NEW YORK (Reuters) - Kellogg Co (K.N) raised its sales view for 2011, suggesting that the world’s largest breakfast cereal company is turning around its ailing business, and the news sent its shares up more than 4 percent.
Kellogg, whose brands include Apple Jacks and Corn Pops, had a rough year in 2010 due to a recall of millions of boxes of cereal, deep discounting across the industry, higher raw material costs and a lack of new products.
It said this year would be difficult as well, and forecast a 7 percent increase in the cost of grains, sugar and packaging. It expects to balance that increase with cost cuts and price increases, and by selling a greater proportion of higher-priced items.
As a result, Kellogg raised its 2011 sales forecast to an increase of 3 percent to 4 percent, from a prior forecast of a low single-digit percentage gain.
“We expect significantly better topline performance in 2011 due to increased pricing and a very strong innovation pipeline,” said John Bryant, who took over as chief executive officer in January. “We started to see a gradual improvement in our business in the fourth quarter.”
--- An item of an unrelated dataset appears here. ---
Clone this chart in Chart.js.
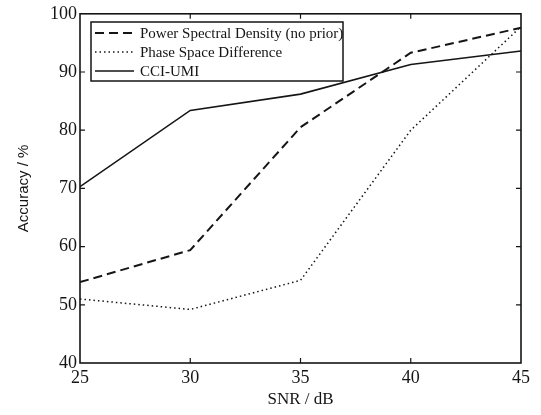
<!DOCTYPE html>
<html>
<head>
<meta charset="utf-8">
<script src="https://cdn.jsdelivr.net/npm/chart.js@4/dist/chart.umd.min.js"></script>
<style>
  html, body { margin: 0; padding: 0; background: #fff; }
  #wrap { width: 541px; height: 415px; }
</style>
</head>
<body>
<div id="wrap"><canvas id="chart" width="541" height="415"></canvas></div>
<script>
const snr = [25, 30, 35, 40, 45];
const psdAcc = [53.9, 59.4, 80.5, 93.3, 97.6];
const phaseAcc = [51.0, 49.2, 54.2, 80.0, 97.8];
const cciAcc = [70.3, 83.4, 86.2, 91.3, 93.6];
const yTicks = [40, 50, 60, 70, 80, 90, 100];

const serif = "'Liberation Serif', 'DejaVu Serif', serif";
const sans = "'Liberation Sans', Arial, sans-serif";
const ink = '#151515';

function toPoints(ys) {
  return snr.map(function (x, i) { return { x: x, y: ys[i] }; });
}

// frame + inward tick marks on all four sides
const framePlugin = {
  id: 'frame',
  afterDraw(chart) {
    const ctx = chart.ctx;
    const a = chart.chartArea;
    const xs = chart.scales.x, ys = chart.scales.y;
    ctx.save();
    ctx.strokeStyle = ink;
    ctx.lineWidth = 1.6;
    ctx.strokeRect(a.left, a.top, a.right - a.left, a.bottom - a.top);
    ctx.lineWidth = 1.2;
    ctx.beginPath();
    snr.slice(1, -1).forEach(function (v) {
      const px = xs.getPixelForValue(v);
      ctx.moveTo(px, a.bottom); ctx.lineTo(px, a.bottom - 5);
      ctx.moveTo(px, a.top); ctx.lineTo(px, a.top + 5);
    });
    yTicks.slice(1, -1).forEach(function (v) {
      const py = ys.getPixelForValue(v);
      ctx.moveTo(a.left, py); ctx.lineTo(a.left + 5, py);
      ctx.moveTo(a.right, py); ctx.lineTo(a.right - 5, py);
    });
    ctx.stroke();
    ctx.restore();
  }
};

// boxed legend in the upper left corner
const legendBox = {
  id: 'legendBox',
  afterDatasetsDraw(chart) {
    const ctx = chart.ctx;
    const bx = 91, by = 22, bw = 252, bh = 59;
    ctx.save();
    ctx.fillStyle = '#fff';
    ctx.fillRect(bx, by, bw, bh);
    ctx.strokeStyle = ink;
    ctx.lineWidth = 1.5;
    ctx.strokeRect(bx, by, bw, bh);
    ctx.font = '15px ' + serif;
    ctx.textBaseline = 'middle';
    chart.data.datasets.forEach(function (ds, i) {
      const y = by + 11 + i * 19;
      ctx.beginPath();
      ctx.setLineDash(ds.borderDash || []);
      ctx.lineWidth = ds.borderWidth;
      ctx.strokeStyle = ds.borderColor;
      ctx.moveTo(bx + 4, y);
      ctx.lineTo(bx + 43, y);
      ctx.stroke();
      ctx.setLineDash([]);
      ctx.fillStyle = ink;
      ctx.fillText(ds.label, bx + 49, y + 1);
    });
    ctx.restore();
  }
};

new Chart(document.getElementById('chart'), {
  type: 'line',
  data: {
    datasets: [
      {
        label: 'Power Spectral Density (no prior)',
        data: toPoints(psdAcc),
        borderColor: ink,
        borderWidth: 2,
        borderDash: [9, 5],
        pointRadius: 0,
        tension: 0
      },
      {
        label: 'Phase Space Difference',
        data: toPoints(phaseAcc),
        borderColor: ink,
        borderWidth: 1.5,
        borderDash: [1.5, 3],
        pointRadius: 0,
        tension: 0
      },
      {
        label: 'CCI-UMI',
        data: toPoints(cciAcc),
        borderColor: ink,
        borderWidth: 1.6,
        pointRadius: 0,
        tension: 0
      }
    ]
  },
  options: {
    responsive: false,
    animation: false,
    layout: { padding: { top: 13, right: 20, left: 0, bottom: 0 } },
    plugins: {
      legend: { display: false },
      tooltip: { enabled: false }
    },
    scales: {
      x: {
        type: 'linear',
        min: 25,
        max: 45,
        afterFit: function (s) { s.height = 52; },
        afterBuildTicks: function (s) { s.ticks = snr.map(function (v) { return { value: v }; }); },
        grid: { display: false, drawTicks: false },
        border: { display: false },
        ticks: { color: ink, padding: 4, font: { family: serif, size: 18 } },
        title: {
          display: true,
          text: 'SNR / dB',
          color: ink,
          font: { family: serif, size: 17 },
          padding: { top: 0, bottom: 5 }
        }
      },
      y: {
        min: 40,
        max: 100,
        afterFit: function (s) { s.width = 80; },
        afterBuildTicks: function (s) { s.ticks = yTicks.map(function (v) { return { value: v }; }); },
        grid: { display: false, drawTicks: false },
        border: { display: false },
        ticks: { color: ink, padding: 3, font: { family: serif, size: 18 } },
        title: {
          display: true,
          text: 'Accuracy / %',
          color: ink,
          font: { family: sans, size: 15 },
          padding: { top: 15, bottom: 0 }
        }
      }
    }
  },
  plugins: [framePlugin, legendBox]
});
</script>
</body>
</html>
Kellogg reported earnings on Thursday of $189 million, or 51 cents per share, for the fourth quarter that ended on January 1, up from $176 million, or 46 cents per share a year earlier.
Analysts on average were expecting 51 cents, according to Thomson Reuters I/B/E/S.
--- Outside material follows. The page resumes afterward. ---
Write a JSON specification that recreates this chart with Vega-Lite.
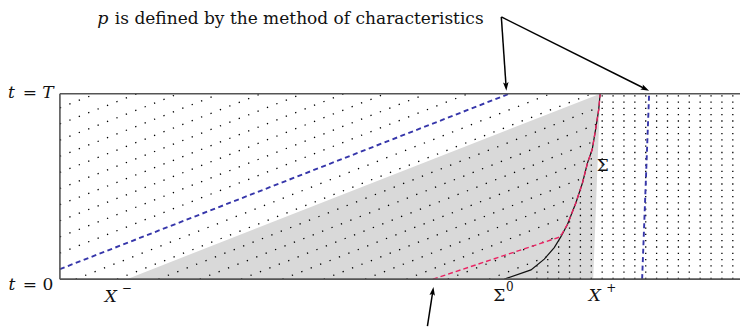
{
  "$schema": "https://vega.github.io/schema/vega-lite/v6.json",
  "width": 741,
  "height": 327,
  "autosize": {"type": "fit", "contains": "padding"},
  "padding": 0,
  "background": "white",
  "config": {"view": {"stroke": null}, "text": {"font": "DejaVu Serif"}},
  "datasets": {
    "gray": [
      {"x": 67, "t": 0, "t2": 0},
      {"x": 534, "t": 0.985, "t2": 0},
      {"x": 541, "t": 1, "t2": 1}
    ],
    "chars": [
      {"x": 0, "t": 0.924, "x2": 36, "t2": 1},
      {"x": 0, "t": 0.837, "x2": 77.4, "t2": 1},
      {"x": 0, "t": 0.75, "x2": 118.8, "t2": 1},
      {"x": 0, "t": 0.663, "x2": 160.2, "t2": 1},
      {"x": 0, "t": 0.576, "x2": 201.6, "t2": 1},
      {"x": 0, "t": 0.489, "x2": 243, "t2": 1},
      {"x": 0, "t": 0.402, "x2": 284.4, "t2": 1},
      {"x": 0, "t": 0.315, "x2": 325.8, "t2": 1},
      {"x": 0, "t": 0.228, "x2": 367.2, "t2": 1},
      {"x": 0, "t": 0.141, "x2": 408.6, "t2": 1},
      {"x": 15.8, "t": 0, "x2": 491.4, "t2": 1},
      {"x": 57.2, "t": 0, "x2": 532.8, "t2": 1},
      {"x": 98.6, "t": 0, "x2": 539.8, "t2": 0.927},
      {"x": 140, "t": 0, "x2": 537.2, "t2": 0.835},
      {"x": 181.4, "t": 0, "x2": 534.3, "t2": 0.742},
      {"x": 222.8, "t": 0, "x2": 529.4, "t2": 0.645},
      {"x": 264.2, "t": 0, "x2": 524.6, "t2": 0.547},
      {"x": 305.6, "t": 0, "x2": 518.9, "t2": 0.448},
      {"x": 347, "t": 0, "x2": 512, "t2": 0.347},
      {"x": 388.4, "t": 0, "x2": 502.8, "t2": 0.24},
      {"x": 429.8, "t": 0, "x2": 487.1, "t2": 0.12}
    ],
    "verts": [
      {"x": 477.6, "t": 0, "t2": 0.075},
      {"x": 488.5, "t": 0, "t2": 0.13},
      {"x": 499.4, "t": 0, "t2": 0.209},
      {"x": 510.3, "t": 0, "t2": 0.324},
      {"x": 521.2, "t": 0, "t2": 0.485},
      {"x": 532.1, "t": 0, "t2": 0.685},
      {"x": 543, "t": 0, "t2": 1},
      {"x": 553.9, "t": 0, "t2": 1},
      {"x": 564.8, "t": 0, "t2": 1},
      {"x": 575.7, "t": 0, "t2": 1},
      {"x": 586.6, "t": 0, "t2": 1},
      {"x": 597.5, "t": 0, "t2": 1},
      {"x": 608.4, "t": 0, "t2": 1},
      {"x": 619.3, "t": 0, "t2": 1},
      {"x": 630.2, "t": 0, "t2": 1},
      {"x": 641.1, "t": 0, "t2": 1},
      {"x": 652, "t": 0, "t2": 1},
      {"x": 662.9, "t": 0, "t2": 1},
      {"x": 673.8, "t": 0, "t2": 1}
    ],
    "blue": [
      {"x": 0, "t": 0.054, "x2": 450, "t2": 1},
      {"x": 583, "t": 0, "x2": 590, "t2": 1}
    ],
    "sigma": [
      {"x": 445, "t": 0},
      {"x": 471.7, "t": 0.05},
      {"x": 485, "t": 0.108},
      {"x": 495, "t": 0.17},
      {"x": 501.7, "t": 0.229},
      {"x": 508.3, "t": 0.296},
      {"x": 516.7, "t": 0.412},
      {"x": 523.3, "t": 0.52},
      {"x": 528.3, "t": 0.627},
      {"x": 533, "t": 0.699},
      {"x": 536.7, "t": 0.817},
      {"x": 539.5, "t": 0.914},
      {"x": 541, "t": 1}
    ],
    "red": [
      {"x": 373.5, "t": 0},
      {"x": 501, "t": 0.228},
      {"x": 508.3, "t": 0.296},
      {"x": 516.7, "t": 0.412},
      {"x": 523.3, "t": 0.52},
      {"x": 528.3, "t": 0.627},
      {"x": 533, "t": 0.699},
      {"x": 536.7, "t": 0.817},
      {"x": 539.5, "t": 0.914},
      {"x": 541, "t": 1}
    ],
    "frame": [
      {"x": 0, "t": 1, "x2": 681, "t2": 1},
      {"x": 0, "t": 0, "x2": 681, "t2": 0},
      {"x": 0, "t": 0, "x2": 0, "t2": 1}
    ],
    "arrows": [
      {"id": "a1", "x": 442, "t": 1.414, "x2": 446.7, "t2": 1.043},
      {"id": "a2", "x": 442, "t": 1.414, "x2": 585.5, "t2": 1.028},
      {"id": "a3", "x": 368, "t": -0.253, "x2": 373.3, "t2": -0.069}
    ],
    "italic": [
      {"label": "t", "x": -48.5, "t": 0.978},
      {"label": "T", "x": -12, "t": 0.978},
      {"label": "t", "x": -48, "t": -0.059},
      {"label": "X", "x": 51, "t": -0.124},
      {"label": "X", "x": 535.5, "t": -0.12}
    ],
    "roman": [
      {"label": "=", "x": -30, "t": 0.978},
      {"label": "=", "x": -30, "t": -0.059},
      {"label": "0", "x": -12, "t": -0.059},
      {"label": "Σ", "x": 440, "t": -0.118},
      {"label": "Σ", "x": 543.5, "t": 0.581}
    ],
    "sup": [
      {"label": "−", "x": 67, "t": -0.07},
      {"label": "0", "x": 450.5, "t": -0.065},
      {"label": "+", "x": 552, "t": -0.07}
    ],
    "note": [
      {"label": "p", "x": 43, "t": 1.376, "part": "math"},
      {"label": "is defined by the method of characteristics", "x": 55, "t": 1.376, "part": "text"}
    ]
  },
  "encoding": {
    "x": {"field": "x", "type": "quantitative", "scale": {"domain": [-60, 681], "nice": false, "zero": false}, "axis": null},
    "y": {"field": "t", "type": "quantitative", "scale": {"domain": [-0.2527, 1.5054], "nice": false, "zero": false}, "axis": null}
  },
  "layer": [
    {
      "data": {"name": "gray"},
      "mark": {"type": "area", "color": "#d9d9d9", "interpolate": "linear"},
      "encoding": {"y2": {"field": "t2"}}
    },
    {
      "data": {"name": "chars"},
      "mark": {"type": "rule", "color": "#000000", "strokeWidth": 1.3, "strokeDash": [1.3, 8.8], "strokeCap": "butt"},
      "encoding": {"x2": {"field": "x2"}, "y2": {"field": "t2"}}
    },
    {
      "data": {"name": "verts"},
      "mark": {"type": "rule", "color": "#000000", "strokeWidth": 1.3, "strokeDash": [1.3, 5], "strokeCap": "butt"},
      "encoding": {"y2": {"field": "t2"}}
    },
    {
      "data": {"name": "blue"},
      "mark": {"type": "rule", "color": "#3636aa", "strokeWidth": 1.9, "strokeDash": [5, 3.5]},
      "encoding": {"x2": {"field": "x2"}, "y2": {"field": "t2"}}
    },
    {
      "data": {"name": "sigma"},
      "mark": {"type": "line", "color": "#111111", "strokeWidth": 1.2},
      "encoding": {}
    },
    {
      "data": {"name": "red"},
      "mark": {"type": "line", "color": "#ea2262", "strokeWidth": 1.4, "strokeDash": [5, 3]},
      "encoding": {}
    },
    {
      "data": {"name": "frame"},
      "mark": {"type": "rule", "color": "#555555", "strokeWidth": 1.6},
      "encoding": {"x2": {"field": "x2"}, "y2": {"field": "t2"}}
    },
    {
      "data": {"name": "arrows"},
      "mark": {"type": "rule", "color": "#000000", "strokeWidth": 1.5},
      "encoding": {"x2": {"field": "x2"}, "y2": {"field": "t2"}}
    },
    {
      "data": {"name": "arrows"},
      "transform": [{"filter": "datum.id == 'a1'"}],
      "mark": {"type": "point", "shape": "M0,-1L0.55,0.7L0,0.35L-0.55,0.7Z", "filled": true, "color": "#000000", "opacity": 1, "size": 100, "angle": 176.2, "strokeWidth": 0},
      "encoding": {"x": {"field": "x2", "type": "quantitative"}, "y": {"field": "t2", "type": "quantitative"}}
    },
    {
      "data": {"name": "arrows"},
      "transform": [{"filter": "datum.id == 'a2'"}],
      "mark": {"type": "point", "shape": "M0,-1L0.55,0.7L0,0.35L-0.55,0.7Z", "filled": true, "color": "#000000", "opacity": 1, "size": 100, "angle": 116.6, "strokeWidth": 0},
      "encoding": {"x": {"field": "x2", "type": "quantitative"}, "y": {"field": "t2", "type": "quantitative"}}
    },
    {
      "data": {"name": "arrows"},
      "transform": [{"filter": "datum.id == 'a3'"}],
      "mark": {"type": "point", "shape": "M0,-1L0.55,0.7L0,0.35L-0.55,0.7Z", "filled": true, "color": "#000000", "opacity": 1, "size": 100, "angle": 8.5, "strokeWidth": 0},
      "encoding": {"x": {"field": "x2", "type": "quantitative"}, "y": {"field": "t2", "type": "quantitative"}}
    },
    {
      "data": {"name": "italic"},
      "mark": {"type": "text", "font": "DejaVu Serif", "fontStyle": "italic", "fontSize": 17, "align": "center", "baseline": "alphabetic", "color": "#111111"},
      "encoding": {"text": {"field": "label"}}
    },
    {
      "data": {"name": "roman"},
      "mark": {"type": "text", "font": "DejaVu Serif", "fontSize": 17, "align": "center", "baseline": "alphabetic", "color": "#111111"},
      "encoding": {"text": {"field": "label"}}
    },
    {
      "data": {"name": "sup"},
      "mark": {"type": "text", "font": "DejaVu Serif", "fontSize": 12, "align": "center", "baseline": "alphabetic", "color": "#111111"},
      "encoding": {"text": {"field": "label"}}
    },
    {
      "data": {"name": "note"},
      "transform": [{"filter": "datum.part == 'math'"}],
      "mark": {"type": "text", "font": "DejaVu Serif", "fontStyle": "italic", "fontSize": 17.5, "align": "center", "baseline": "alphabetic", "color": "#111111"},
      "encoding": {"text": {"field": "label"}}
    },
    {
      "data": {"name": "note"},
      "transform": [{"filter": "datum.part == 'text'"}],
      "mark": {"type": "text", "font": "DejaVu Serif", "fontSize": 17, "align": "left", "baseline": "alphabetic", "color": "#111111"},
      "encoding": {"text": {"field": "label"}}
    }
  ]
}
Yet Kellogg’s results included an impairment charge related to its China business, which Bernstein analyst Alexia Howard said was not included in forecasts, “implying that underlying results came through better than management had initially expected.”
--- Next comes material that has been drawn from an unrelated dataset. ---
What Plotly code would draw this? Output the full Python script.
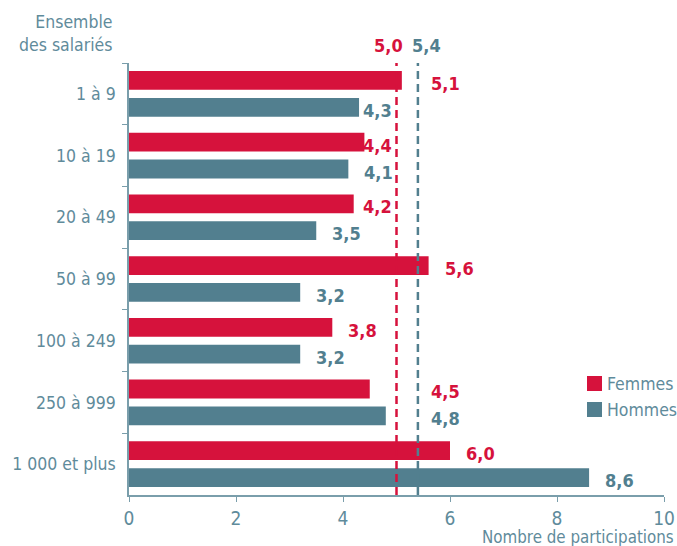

Howard also cited new Nielsen data showing that Kellogg’s sales rose 6.7 percent in the four weeks that ended January 22, “a significant step-up” from the 2.8 percent growth seen for the last 12 weeks.
Fourth-quarter sales fell 1 percent to $2.86 billion, slightly ahead of the $2.85 billion forecast by Wall Street.
Kellogg has already raised prices on the majority of its portfolio, which includes popular brands such as Eggo waffles, Keebler cookies and Pop-Tarts in addition to cereal.
Bryant told Reuters that it remains to be seen whether the increases will dent sales volume. But he takes confidence in the emergence of what he called “a two-speed economy” — where premium brands like Kashi and Bear Naked are growing again, as higher-income consumers loosen their purse strings.
“At the other end you’ve got people who are really struggling financially, and if anything, we’re seeing some of those people also increase their cereal consumption but that can be because they’re swapping out an evening meal for cereal.”
In the fourth quarter, Kellogg’s North American cereal sales fell 3 percent, but showed improvement from declines of 6 percent in the third quarter and 13 percent in the second.
Kellogg affirmed its forecast calling for full-year earnings per share to rise at a low single-digit rate.
The forecast, along with the solid fourth-quarter results, represent “a sign of stabilization and somewhat of a turn, which is a welcome change relative to the last two or three quarters at Kellogg,” said James Tierney, chief investment officer of WP Stewart, which has $1.7 billion in assets under management.
Kellogg shares rose 4.3 percent, or $2.20, to $52.55 in afternoon trading.